A close relationship between management and economics has led to the development of managerial economics. Management is the guidance, leadership and control of the efforts of a group of people towards some common objective. While this description does inform about the purpose or function of management, it tells us little about the nature of the management process. Koontz and O’Donell define management as the creation and maintenance of an internal environment in an enterprise where individuals, working together in groups, can perform efficiently and effectively towards the attainment of group goals. Thus, management is:
- An activity or an ongoing process
- A purposive process
- An art of getting things done by other people.
On the other hand, economics as stated above is engaged in analyzing and providing answers to manifestations of the most fundamental problem of scarcity.
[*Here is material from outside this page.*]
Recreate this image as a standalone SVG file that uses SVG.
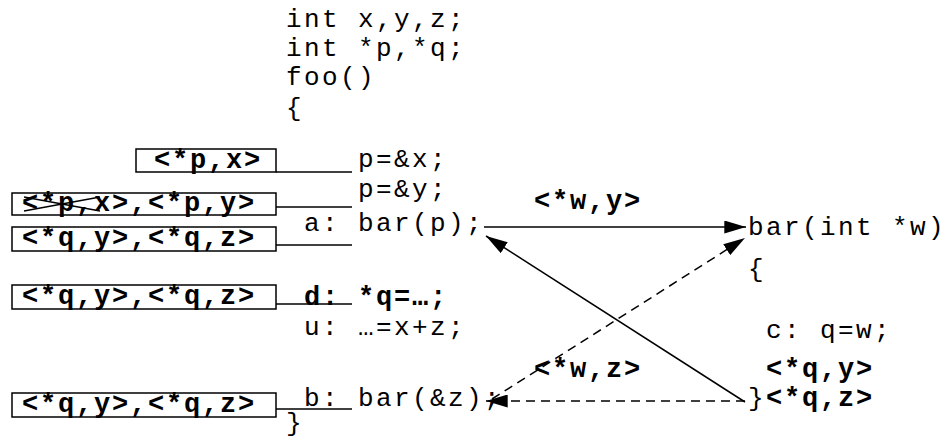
<svg xmlns="http://www.w3.org/2000/svg" width="946" height="440" viewBox="0 0 946 440">
<style>
text{font-family:"Liberation Mono","Courier New",monospace;font-size:26px;letter-spacing:2.4px;fill:#000}
.b{font-weight:bold;font-size:27px;letter-spacing:1.8px}
.box{fill:#fff;stroke:#000;stroke-width:1.5}
.ln{stroke:#000;stroke-width:1.5;fill:none}
.dash{stroke-dasharray:9,6}
</style>
<defs>
<marker id="ahb" viewBox="0 0 20 12" refX="20" refY="6" markerWidth="22" markerHeight="13" markerUnits="userSpaceOnUse" orient="auto">
<path d="M0,0 L20,6 L0,12 z" fill="#000"/>
</marker>
</defs>
<g id="code-foo">
<text x="286" y="27">int x,y,z;</text>
<text x="286" y="56">int *p,*q;</text>
<text x="286" y="85">foo()</text>
<text x="286" y="116">{</text>
<text x="358" y="167">p=&amp;x;</text>
<text x="358" y="197">p=&amp;y;</text>
<text x="304" y="231">a: bar(p);</text>
<text x="304" y="305"><tspan class="b">d:</tspan><tspan class="b" x="358">*q=…;</tspan></text>
<text x="304" y="335">u: …=x+z;</text>
<text x="304" y="406">b: bar(&amp;z);</text>
<text x="286" y="431">}</text>
</g>
<g id="code-bar">
<text x="748" y="235">bar(int *w)</text>
<text x="748" y="277">{</text>
<text x="766" y="338">c: q=w;</text>
<text x="748" y="406">}</text>
</g>
<g id="box1">
<rect class="box" x="136" y="149" width="140" height="23"/>
<text class="b" x="154" y="168">&lt;*p,x&gt;</text>
</g>
<g id="box2">
<rect class="box" x="12" y="193" width="264" height="22"/>
<text class="b" x="22" y="211">&lt;*p,x&gt;,&lt;*p,y&gt;</text>
<line class="ln" x1="24" y1="197" x2="100" y2="211"/>
<line class="ln" x1="24" y1="211" x2="100" y2="197"/>
</g>
<g id="box3">
<rect class="box" x="12" y="227" width="264" height="24"/>
<text class="b" x="22" y="246">&lt;*q,y&gt;,&lt;*q,z&gt;</text>
</g>
<g id="box4">
<rect class="box" x="12" y="285" width="264" height="24"/>
<text class="b" x="22" y="304">&lt;*q,y&gt;,&lt;*q,z&gt;</text>
</g>
<g id="box5">
<rect class="box" x="12" y="393" width="264" height="24"/>
<text class="b" x="22" y="412">&lt;*q,y&gt;,&lt;*q,z&gt;</text>
</g>
<g id="labels">
<text class="b" x="534" y="209">&lt;*w,y&gt;</text>
<text class="b" x="534" y="377">&lt;*w,z&gt;</text>
<text class="b" x="766" y="377">&lt;*q,y&gt;</text>
<text class="b" x="766" y="406">&lt;*q,z&gt;</text>
</g>
<g id="connectors">
<line class="ln" x1="276" y1="172" x2="352" y2="172"/>
<line class="ln" x1="276" y1="207" x2="352" y2="207"/>
<line class="ln" x1="276" y1="245" x2="352" y2="245"/>
<line class="ln" x1="276" y1="304" x2="352" y2="304"/>
<line class="ln" x1="276" y1="409" x2="352" y2="409"/>
<line class="ln" x1="484" y1="227" x2="746" y2="227" marker-end="url(#ahb)"/>
<line class="ln" x1="745" y1="402" x2="486" y2="236" marker-end="url(#ahb)"/>
<line class="ln dash" x1="492" y1="399" x2="745" y2="238" marker-end="url(#ahb)"/>
<line class="ln dash" x1="745" y1="401" x2="486" y2="401" marker-end="url(#ahb)"/>
</g>
</svg>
Scarcity of resources results from two fundamental facts of life:
- Human wants are virtually unlimited and insatiable, and
- Economic resources to satisfy these human demands are limited.
Thus, we cannot have everything we want; we must make choices broadly in regard to the following:
- What to produce?
- How to produce? and
- For whom to produce?
These three choice problems have become the three central issues of an economy. Economics has developed several concepts and analytical tools to deal with the question of allocation of scarce resources among competing ends. The non-trivial problem that needs to be addressed is how an economy through its various institutions solves or answers the three crucial questions posed above. There are three ways by which this can be achieved. One, entirely by the market mechanism, two entirely by the government or finally and more reasonably by a combination of the first two approaches. Realistically all economies employ the last option, but the relative roles of the market and government vary across countries.
According to the central deduction of economic theory, under certain conditions, markets allocate resources efficiently. ‘Efficiency’ has a special meaning in this context. The theory says that markets will produce an outcome such that, given the economy’s scarce resources, it is impossible to make anybody better-off without making somebody else worse-off.